(Records with drawing code)
########################################
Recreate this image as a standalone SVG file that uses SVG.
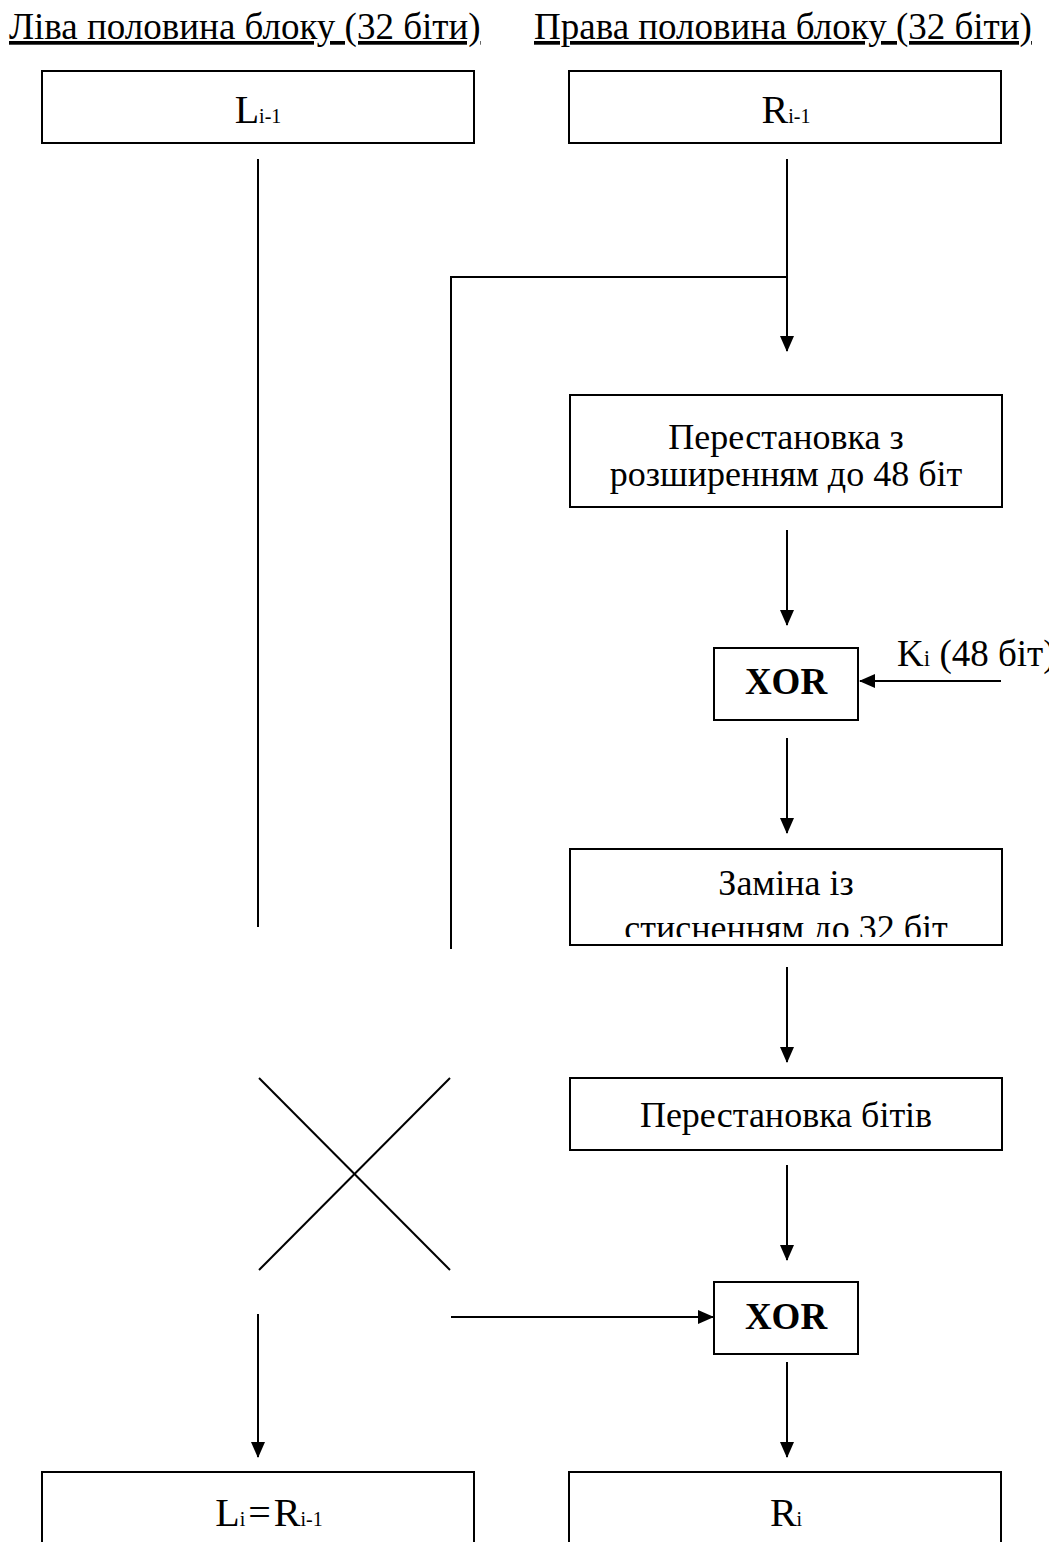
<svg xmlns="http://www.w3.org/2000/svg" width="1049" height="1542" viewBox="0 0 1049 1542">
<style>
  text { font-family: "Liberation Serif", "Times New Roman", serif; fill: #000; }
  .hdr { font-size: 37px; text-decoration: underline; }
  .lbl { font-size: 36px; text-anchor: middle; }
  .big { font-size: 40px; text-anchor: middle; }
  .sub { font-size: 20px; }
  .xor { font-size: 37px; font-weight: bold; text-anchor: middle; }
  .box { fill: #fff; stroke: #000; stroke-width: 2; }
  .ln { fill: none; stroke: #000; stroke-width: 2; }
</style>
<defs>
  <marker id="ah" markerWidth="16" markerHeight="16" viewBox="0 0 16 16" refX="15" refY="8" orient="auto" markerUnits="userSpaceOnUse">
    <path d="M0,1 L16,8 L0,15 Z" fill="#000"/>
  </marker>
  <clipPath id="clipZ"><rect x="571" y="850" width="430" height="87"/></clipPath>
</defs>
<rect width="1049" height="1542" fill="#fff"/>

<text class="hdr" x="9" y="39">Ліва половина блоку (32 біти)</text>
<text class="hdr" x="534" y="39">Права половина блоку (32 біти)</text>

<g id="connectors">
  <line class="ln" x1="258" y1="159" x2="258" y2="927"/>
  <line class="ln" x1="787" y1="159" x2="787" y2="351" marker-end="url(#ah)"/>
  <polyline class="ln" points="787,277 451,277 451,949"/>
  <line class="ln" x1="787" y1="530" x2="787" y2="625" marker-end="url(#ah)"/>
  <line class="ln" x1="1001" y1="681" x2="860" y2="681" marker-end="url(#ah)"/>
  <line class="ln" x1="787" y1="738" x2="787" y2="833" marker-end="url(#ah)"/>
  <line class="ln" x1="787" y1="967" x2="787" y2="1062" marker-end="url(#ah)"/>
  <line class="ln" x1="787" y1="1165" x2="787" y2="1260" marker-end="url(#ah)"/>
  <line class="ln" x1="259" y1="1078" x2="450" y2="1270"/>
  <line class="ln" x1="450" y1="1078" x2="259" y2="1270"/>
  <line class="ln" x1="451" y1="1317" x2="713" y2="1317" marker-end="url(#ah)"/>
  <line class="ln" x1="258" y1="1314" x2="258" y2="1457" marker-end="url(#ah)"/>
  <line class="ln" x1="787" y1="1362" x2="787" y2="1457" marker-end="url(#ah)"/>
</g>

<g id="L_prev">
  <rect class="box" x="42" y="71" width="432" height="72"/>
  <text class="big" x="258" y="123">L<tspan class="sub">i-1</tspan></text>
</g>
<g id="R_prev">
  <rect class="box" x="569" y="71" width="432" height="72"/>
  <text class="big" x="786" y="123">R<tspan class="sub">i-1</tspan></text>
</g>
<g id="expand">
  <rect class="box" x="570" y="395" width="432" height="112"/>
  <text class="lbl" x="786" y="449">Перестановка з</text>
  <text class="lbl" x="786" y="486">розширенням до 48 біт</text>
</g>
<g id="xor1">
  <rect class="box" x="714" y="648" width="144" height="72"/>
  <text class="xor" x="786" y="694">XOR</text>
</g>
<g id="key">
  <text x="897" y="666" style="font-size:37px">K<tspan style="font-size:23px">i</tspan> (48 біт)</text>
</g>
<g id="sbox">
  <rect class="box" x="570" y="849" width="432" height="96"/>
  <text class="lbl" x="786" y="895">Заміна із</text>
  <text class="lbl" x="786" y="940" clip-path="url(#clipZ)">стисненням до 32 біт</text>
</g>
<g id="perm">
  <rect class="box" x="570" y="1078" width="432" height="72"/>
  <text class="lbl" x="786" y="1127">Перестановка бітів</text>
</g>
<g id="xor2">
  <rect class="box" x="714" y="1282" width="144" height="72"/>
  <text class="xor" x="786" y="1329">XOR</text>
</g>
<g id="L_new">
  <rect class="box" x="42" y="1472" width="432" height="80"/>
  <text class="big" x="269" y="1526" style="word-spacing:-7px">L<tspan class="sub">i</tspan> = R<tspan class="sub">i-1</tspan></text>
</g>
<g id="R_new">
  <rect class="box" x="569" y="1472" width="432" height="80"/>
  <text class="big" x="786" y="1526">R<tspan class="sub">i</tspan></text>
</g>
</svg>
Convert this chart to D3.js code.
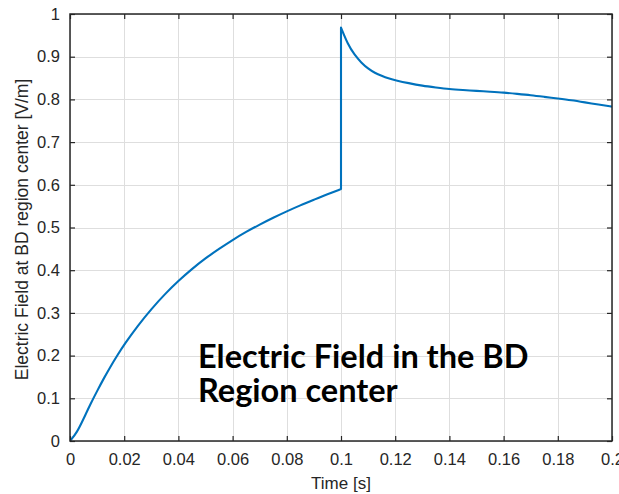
########################################
To be done: Copy every line of the data word for word, omitting the images.

Exercise output:
Recreate this image as a standalone SVG file that uses SVG.
<svg xmlns="http://www.w3.org/2000/svg" width="1049" height="1542" viewBox="0 0 1049 1542">
<style>
  text { font-family: "Liberation Serif", "Times New Roman", serif; fill: #000; }
  .hdr { font-size: 37px; text-decoration: underline; }
  .lbl { font-size: 36px; text-anchor: middle; }
  .big { font-size: 40px; text-anchor: middle; }
  .sub { font-size: 20px; }
  .xor { font-size: 37px; font-weight: bold; text-anchor: middle; }
  .box { fill: #fff; stroke: #000; stroke-width: 2; }
  .ln { fill: none; stroke: #000; stroke-width: 2; }
</style>
<defs>
  <marker id="ah" markerWidth="16" markerHeight="16" viewBox="0 0 16 16" refX="15" refY="8" orient="auto" markerUnits="userSpaceOnUse">
    <path d="M0,1 L16,8 L0,15 Z" fill="#000"/>
  </marker>
  <clipPath id="clipZ"><rect x="571" y="850" width="430" height="87"/></clipPath>
</defs>
<rect width="1049" height="1542" fill="#fff"/>

<text class="hdr" x="9" y="39">Ліва половина блоку (32 біти)</text>
<text class="hdr" x="534" y="39">Права половина блоку (32 біти)</text>

<g id="connectors">
  <line class="ln" x1="258" y1="159" x2="258" y2="927"/>
  <line class="ln" x1="787" y1="159" x2="787" y2="351" marker-end="url(#ah)"/>
  <polyline class="ln" points="787,277 451,277 451,949"/>
  <line class="ln" x1="787" y1="530" x2="787" y2="625" marker-end="url(#ah)"/>
  <line class="ln" x1="1001" y1="681" x2="860" y2="681" marker-end="url(#ah)"/>
  <line class="ln" x1="787" y1="738" x2="787" y2="833" marker-end="url(#ah)"/>
  <line class="ln" x1="787" y1="967" x2="787" y2="1062" marker-end="url(#ah)"/>
  <line class="ln" x1="787" y1="1165" x2="787" y2="1260" marker-end="url(#ah)"/>
  <line class="ln" x1="259" y1="1078" x2="450" y2="1270"/>
  <line class="ln" x1="450" y1="1078" x2="259" y2="1270"/>
  <line class="ln" x1="451" y1="1317" x2="713" y2="1317" marker-end="url(#ah)"/>
  <line class="ln" x1="258" y1="1314" x2="258" y2="1457" marker-end="url(#ah)"/>
  <line class="ln" x1="787" y1="1362" x2="787" y2="1457" marker-end="url(#ah)"/>
</g>

<g id="L_prev">
  <rect class="box" x="42" y="71" width="432" height="72"/>
  <text class="big" x="258" y="123">L<tspan class="sub">i-1</tspan></text>
</g>
<g id="R_prev">
  <rect class="box" x="569" y="71" width="432" height="72"/>
  <text class="big" x="786" y="123">R<tspan class="sub">i-1</tspan></text>
</g>
<g id="expand">
  <rect class="box" x="570" y="395" width="432" height="112"/>
  <text class="lbl" x="786" y="449">Перестановка з</text>
  <text class="lbl" x="786" y="486">розширенням до 48 біт</text>
</g>
<g id="xor1">
  <rect class="box" x="714" y="648" width="144" height="72"/>
  <text class="xor" x="786" y="694">XOR</text>
</g>
<g id="key">
  <text x="897" y="666" style="font-size:37px">K<tspan style="font-size:23px">i</tspan> (48 біт)</text>
</g>
<g id="sbox">
  <rect class="box" x="570" y="849" width="432" height="96"/>
  <text class="lbl" x="786" y="895">Заміна із</text>
  <text class="lbl" x="786" y="940" clip-path="url(#clipZ)">стисненням до 32 біт</text>
</g>
<g id="perm">
  <rect class="box" x="570" y="1078" width="432" height="72"/>
  <text class="lbl" x="786" y="1127">Перестановка бітів</text>
</g>
<g id="xor2">
  <rect class="box" x="714" y="1282" width="144" height="72"/>
  <text class="xor" x="786" y="1329">XOR</text>
</g>
<g id="L_new">
  <rect class="box" x="42" y="1472" width="432" height="80"/>
  <text class="big" x="269" y="1526" style="word-spacing:-7px">L<tspan class="sub">i</tspan> = R<tspan class="sub">i-1</tspan></text>
</g>
<g id="R_new">
  <rect class="box" x="569" y="1472" width="432" height="80"/>
  <text class="big" x="786" y="1526">R<tspan class="sub">i</tspan></text>
</g>
</svg>
Convert this chart to D3.js code.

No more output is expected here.